_Task_
Write out the material again exactly, please, and omit the pictures.

_Data segment_
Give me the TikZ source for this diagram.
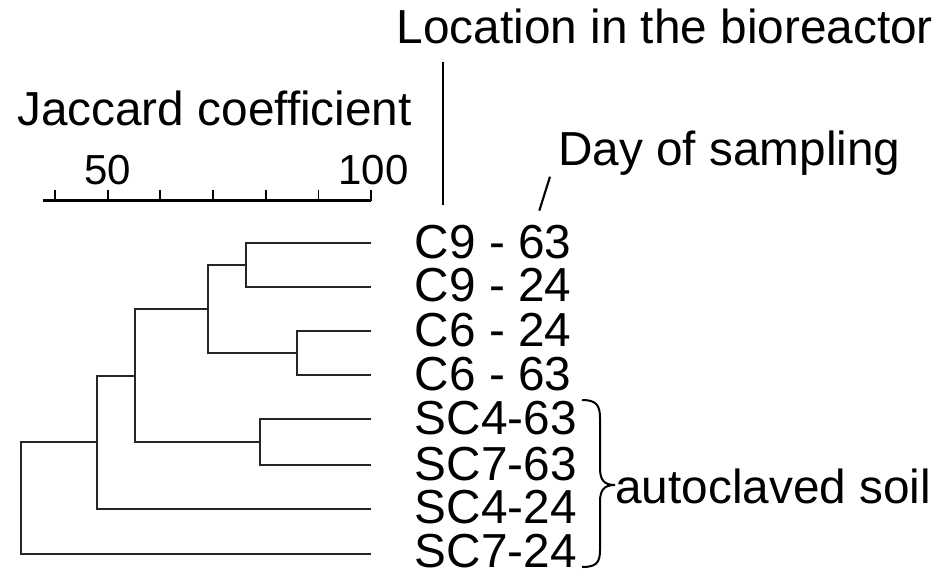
\documentclass[tikz,border=0pt]{standalone}
\usepackage{fontspec}
\setmainfont{Liberation Sans}
\begin{document}
\begin{tikzpicture}[x=0.75pt,y=-0.75pt,
  big/.style={inner sep=0pt,font=\fontsize{35.8}{40}\selectfont,anchor=base west},
  num/.style={inner sep=0pt,font=\fontsize{31.5}{36}\selectfont,anchor=base},
  tree/.style={line width=1.5pt,draw=black!85},
  scalebar/.style={line width=2.2pt},
  tick/.style={line width=1.4pt},
  pointer/.style={line width=1.6pt},
  bracestyle/.style={line width=1.5pt}]
\useasboundingbox (0,0) rectangle (948,570);
% titles
\node[big] (loc) at (396.6,44) {Location in the bioreactor};
\node[big] (jac) at (17,125.7) {Jaccard coefficient};
\node[big] (day) at (558,166) {Day of sampling};
\node[big] (auto) at (615,503) {autoclaved soil};
% scale bar
\coordinate (sbL) at (43,200.7);
\coordinate (sbR) at (371.2,200.7);
\draw[scalebar] (sbL) -- (sbR);
\foreach \i in {0,...,6}{
  \draw[tick] ({55+52.7*\i},190) -- ({55+52.7*\i},200.7);
}
\node[num] (n50) at (107.5,185) {50};
\node[num] (n100) at (373.5,185) {100};
% leaves
\foreach \n/\y in {1/243.3,2/286.7,3/331,4/375.3,5/419.3,6/465,7/508.7,8/554}{
  \coordinate (l\n) at (371.2,\y);
}
\node[big] (lab1) at (414.5,258.3) {C9 - 63};
\node[big] (lab2) at (414.5,301.7) {C9 - 24};
\node[big] (lab3) at (414.5,346) {C6 - 24};
\node[big] (lab4) at (414.5,390.3) {C6 - 63};
\node[big] (lab5) at (414.5,434.3) {SC4-63};
\node[big] (lab6) at (414.5,480) {SC7-63};
\node[big] (lab7) at (414.5,523.7) {SC4-24};
\node[big] (lab8) at (414.5,567.5) {SC7-24};
% internal nodes
\coordinate (c1) at (245.7,265);
\coordinate (c2) at (297.3,353.2);
\coordinate (c3) at (208,309);
\coordinate (c4) at (260,442.2);
\coordinate (c5) at (134.7,375.5);
\coordinate (c6) at (97,442.2);
\coordinate (c7) at (20.7,500);
\draw[tree] (l1) -| (c1) |- (l2);
\draw[tree] (l3) -| (c2) |- (l4);
\draw[tree] (c1) -| (c3) |- (c2);
\draw[tree] (l5) -| (c4) |- (l6);
\draw[tree] (c3) -| (c5) |- (c4);
\draw[tree] (c5) -| (c6) |- (l7);
\draw[tree] (c6) -| (c7) |- (l8);
% pointers
\coordinate (p1a) at (442.7,61.7);
\coordinate (p1b) at (442.7,205);
\draw[pointer] (p1a) -- (p1b);
\coordinate (p2a) at (550,176.7);
\coordinate (p2b) at (539.3,210.7);
\draw[pointer] (p2a) -- (p2b);
% brace
\draw[bracestyle] (582,400) .. controls (596,400) and (600,405) .. (600,418)
  -- (600,468) .. controls (600,480) and (604,485) .. (615,485)
  .. controls (604,485) and (600,490) .. (600,502)
  -- (600,550) .. controls (600,563) and (596,567) .. (582,567);
\end{tikzpicture}
\end{document}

_Solution to the exercise_
Give me the TikZ source for this diagram.
\documentclass[tikz,border=0pt]{standalone}
\usepackage{fontspec}
\setmainfont{Liberation Sans}
\begin{document}
\begin{tikzpicture}[x=0.75pt,y=-0.75pt,
  big/.style={inner sep=0pt,font=\fontsize{35.8}{40}\selectfont,anchor=base west},
  num/.style={inner sep=0pt,font=\fontsize{31.5}{36}\selectfont,anchor=base},
  tree/.style={line width=1.5pt,draw=black!85},
  scalebar/.style={line width=2.2pt},
  tick/.style={line width=1.4pt},
  pointer/.style={line width=1.6pt},
  bracestyle/.style={line width=1.5pt}]
\useasboundingbox (0,0) rectangle (948,570);
% titles
\node[big] (loc) at (396.6,44) {Location in the bioreactor};
\node[big] (jac) at (17,125.7) {Jaccard coefficient};
\node[big] (day) at (558,166) {Day of sampling};
\node[big] (auto) at (615,503) {autoclaved soil};
% scale bar
\coordinate (sbL) at (43,200.7);
\coordinate (sbR) at (371.2,200.7);
\draw[scalebar] (sbL) -- (sbR);
\foreach \i in {0,...,6}{
  \draw[tick] ({55+52.7*\i},190) -- ({55+52.7*\i},200.7);
}
\node[num] (n50) at (107.5,185) {50};
\node[num] (n100) at (373.5,185) {100};
% leaves
\foreach \n/\y in {1/243.3,2/286.7,3/331,4/375.3,5/419.3,6/465,7/508.7,8/554}{
  \coordinate (l\n) at (371.2,\y);
}
\node[big] (lab1) at (414.5,258.3) {C9 - 63};
\node[big] (lab2) at (414.5,301.7) {C9 - 24};
\node[big] (lab3) at (414.5,346) {C6 - 24};
\node[big] (lab4) at (414.5,390.3) {C6 - 63};
\node[big] (lab5) at (414.5,434.3) {SC4-63};
\node[big] (lab6) at (414.5,480) {SC7-63};
\node[big] (lab7) at (414.5,523.7) {SC4-24};
\node[big] (lab8) at (414.5,567.5) {SC7-24};
% internal nodes
\coordinate (c1) at (245.7,265);
\coordinate (c2) at (297.3,353.2);
\coordinate (c3) at (208,309);
\coordinate (c4) at (260,442.2);
\coordinate (c5) at (134.7,375.5);
\coordinate (c6) at (97,442.2);
\coordinate (c7) at (20.7,500);
\draw[tree] (l1) -| (c1) |- (l2);
\draw[tree] (l3) -| (c2) |- (l4);
\draw[tree] (c1) -| (c3) |- (c2);
\draw[tree] (l5) -| (c4) |- (l6);
\draw[tree] (c3) -| (c5) |- (c4);
\draw[tree] (c5) -| (c6) |- (l7);
\draw[tree] (c6) -| (c7) |- (l8);
% pointers
\coordinate (p1a) at (442.7,61.7);
\coordinate (p1b) at (442.7,205);
\draw[pointer] (p1a) -- (p1b);
\coordinate (p2a) at (550,176.7);
\coordinate (p2b) at (539.3,210.7);
\draw[pointer] (p2a) -- (p2b);
% brace
\draw[bracestyle] (582,400) .. controls (596,400) and (600,405) .. (600,418)
  -- (600,468) .. controls (600,480) and (604,485) .. (615,485)
  .. controls (604,485) and (600,490) .. (600,502)
  -- (600,550) .. controls (600,563) and (596,567) .. (582,567);
\end{tikzpicture}
\end{document}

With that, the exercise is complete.